AI and Team Structure
Dan Lorec, the founder and CEO of Chainguard, had a stray comment one time to the effect that as an industry we’ve decided code review is critical to high quality code but some of the best, most elegant code was written indivdually and plopped into git with an “Initial commit” message and 20K LOC. To a certain extent what we are seeing there is selection on unobservables, we only see the massive initial commits that are good and the only people that can write these massive good intial commits are strong engineers. When they are working in this mode, it’s clear that they have a very clear vision of the thing and the things that make up the thing. Too often, even on mature products, those writing the code do not have a clear vision of the thing they are trying to build, even for incremental changes. When I say they know the thing, I mean they know it from both a product and technical perspective. They knowi it in it’s totalty, not just as a shadow on the wall.
When you look at Apple products, you see the outcome of this total vision. Not all their products land but it’s never for missing their vision (other than Apple maps).

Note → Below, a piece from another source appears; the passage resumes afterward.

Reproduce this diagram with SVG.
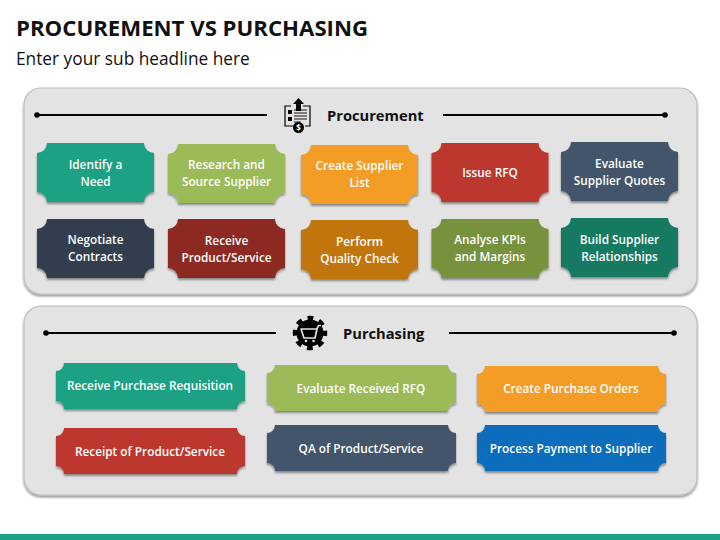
<svg xmlns="http://www.w3.org/2000/svg" xmlns:xlink="http://www.w3.org/1999/xlink" width="720" height="540" viewBox="0 0 720 540">
<style>
text{font-family:"Open Sans","Noto Sans","Liberation Sans",sans-serif}
.t{font-size:11.8px;font-weight:600;fill:#fff;text-anchor:middle}
.title{font-size:22.2px;font-weight:700;fill:#111}
.sub{font-size:17.3px;fill:#111}
.h{font-size:14.7px;font-weight:700;fill:#111}
.panel{fill:#e3e3e3;stroke:#bdbdbd;stroke-width:1.2;filter:url(#ps)}
.ln{stroke:#000;stroke-width:2;fill:none}
.s{filter:url(#ss)}
</style>
<defs>
<filter id="ps" x="-5%" y="-5%" width="110%" height="112%"><feDropShadow dx="0" dy="2" stdDeviation="1.2" flood-color="#000" flood-opacity=".4"/></filter>
<filter id="ss" x="-5%" y="-10%" width="110%" height="125%"><feDropShadow dx="0" dy="2" stdDeviation="1" flood-color="#000" flood-opacity=".4"/></filter>
<path id="a" d="M10 0H107A10 10 0 0 0 117 10V49A10 10 0 0 0 107 59H10A10 10 0 0 0 0 49V10A10 10 0 0 0 10 0Z"/>
<path id="b" d="M8 0H181A8 8 0 0 0 189 8V38A8 8 0 0 0 181 46H8A8 8 0 0 0 0 38V8A8 8 0 0 0 8 0Z"/>
</defs>
<rect width="720" height="540" fill="#fff"/>
<text class="title" x="16" y="36">PROCUREMENT VS PURCHASING</text>
<text class="sub" x="16" y="65">Enter your sub headline here</text>
<rect x="0" y="534" width="720" height="6" fill="#1fa283"/>
<g id="panel-procurement"><rect class="panel" x="24" y="88" width="673" height="206" rx="17"/></g>
<g id="panel-purchasing"><rect class="panel" x="24" y="306" width="673" height="189" rx="17"/></g>
<g id="connectors">
<path class="ln" d="M37 115H267M443 115H665M46 333H276M449 333H674"/>
<circle cx="37" cy="115" r="2.800"/><circle cx="665" cy="115" r="2.800"/><circle cx="46" cy="333" r="2.800"/><circle cx="674" cy="333" r="2.800"/>
</g>
<g id="header-procurement">
<g id="icon-doc">
<path d="M291 106H285V126H293M305 126H310V106H303" fill="none" stroke="#000" stroke-width="1.2"/>
<path d="M296 111V104H293L298.500 98L304 104H301V111Z" fill="#000"/>
<rect x="288" y="110" width="4" height="4"/><rect x="288" y="117" width="4" height="4"/>
<path d="M294 110H307M294 113H307M294 116H307M294 119H307M294 122H301" stroke="#000" stroke-width=".9"/>
<circle cx="298.500" cy="127.500" r="5.500"/>
<text x="298.500" y="130.500" font-size="8" font-weight="700" fill="#fff" text-anchor="middle">$</text>
</g>
<text class="h" x="327" y="120.500">Procurement</text>
</g>
<g id="header-purchasing">
<g id="icon-gear">
<circle cx="310" cy="333" r="13.500" fill="#000"/>
<circle cx="310" cy="333" r="15" fill="none" stroke="#000" stroke-width="4.500" stroke-dasharray="5.800 5.981" stroke-dashoffset="2.900"/>
<path d="M301 329H317L315 338H304ZM317 329L318.500 325.500H321" fill="none" stroke="#e3e3e3" stroke-width="1.700" stroke-linejoin="round"/>
<circle cx="306" cy="341" r="1.300" fill="#e3e3e3"/><circle cx="313.500" cy="341" r="1.300" fill="#e3e3e3"/>
</g>
<text class="h" x="343" y="338.500">Purchasing</text>
</g>
<g id="n1"><use class="s" xlink:href="#a" href="#a" x="37" y="143" fill="#1fa283"/><text class="t" x="95.500" y="169">Identify a</text><text class="t" x="95.500" y="186">Need</text></g>
<g id="n2"><use class="s" href="#a" x="168" y="144" fill="#9bbb59"/><text class="t" x="226.500" y="169">Research and</text><text class="t" x="226.500" y="186">Source Supplier</text></g>
<g id="n3"><use class="s" href="#a" x="301" y="145" fill="#f39c28"/><text class="t" x="359.500" y="170">Create Supplier</text><text class="t" x="359.500" y="187">List</text></g>
<g id="n4"><use class="s" href="#a" x="431.500" y="143" fill="#bc392e"/><text class="t" x="490" y="177">Issue RFQ</text></g>
<g id="n5"><use class="s" href="#a" x="561" y="142" fill="#43546b"/><text class="t" x="619.500" y="168">Evaluate</text><text class="t" x="619.500" y="185">Supplier Quotes</text></g>
<g id="n6"><use class="s" href="#a" x="37" y="219" fill="#333d4e"/><text class="t" x="95.500" y="244">Negotiate</text><text class="t" x="95.500" y="261">Contracts</text></g>
<g id="n7"><use class="s" href="#a" x="168" y="219" fill="#8c2b23"/><text class="t" x="226.500" y="245">Receive</text><text class="t" x="226.500" y="262">Product/Service</text></g>
<g id="n8"><use class="s" href="#a" x="301" y="220" fill="#c1750c"/><text class="t" x="359.500" y="246">Perform</text><text class="t" x="359.500" y="263">Quality Check</text></g>
<g id="n9"><use class="s" href="#a" x="431.500" y="219" fill="#76923c"/><text class="t" x="490" y="244">Analyse KPIs</text><text class="t" x="490" y="261">and Margins</text></g>
<g id="n10"><use class="s" href="#a" x="561" y="218" fill="#167a63"/><text class="t" x="619.500" y="244">Build Supplier</text><text class="t" x="619.500" y="261">Relationships</text></g>
<g id="m1"><use class="s" href="#b" x="56" y="363" fill="#1fa283"/><text class="t" x="150" y="390">Receive Purchase Requisition</text></g>
<g id="m2"><use class="s" href="#b" x="267" y="365" fill="#9bbb59"/><text class="t" x="361" y="393">Evaluate Received RFQ</text></g>
<g id="m3"><use class="s" href="#b" x="477" y="366" fill="#f39c28"/><text class="t" x="571" y="393">Create Purchase Orders</text></g>
<g id="m4"><use class="s" href="#b" x="56" y="428" fill="#bc392e"/><text class="t" x="150" y="456">Receipt of Product/Service</text></g>
<g id="m5"><use class="s" href="#b" x="267" y="425" fill="#43546b"/><text class="t" x="361" y="453">QA of Product/Service</text></g>
<g id="m6"><use class="s" href="#b" x="477" y="425" fill="#0b6dbd"/><text class="t" x="571" y="453">Process Payment to Supplier</text></g>
</svg>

Before AI agents, it was hard for the product to run too far ahead of the product vision because you could only ship so much code and when there was drift it would appear as inconsitiences not broken features that made no sense. The other limiting factor is that as you were implementing code, you had to make decisions for yourself where you didn’t have the product vision in your head. This constant decision making was a natural drag. AI subverts this mechnanism, AI will make decisions for you so that it can complete a task and you don’t even realize all the little decisions that you never made. This let’s the product drift much quicker and suddenly you have two fully built features that are incompatable.
As an individual you can use things like xxx’s grill me skill to force the agent to make you make your decisions.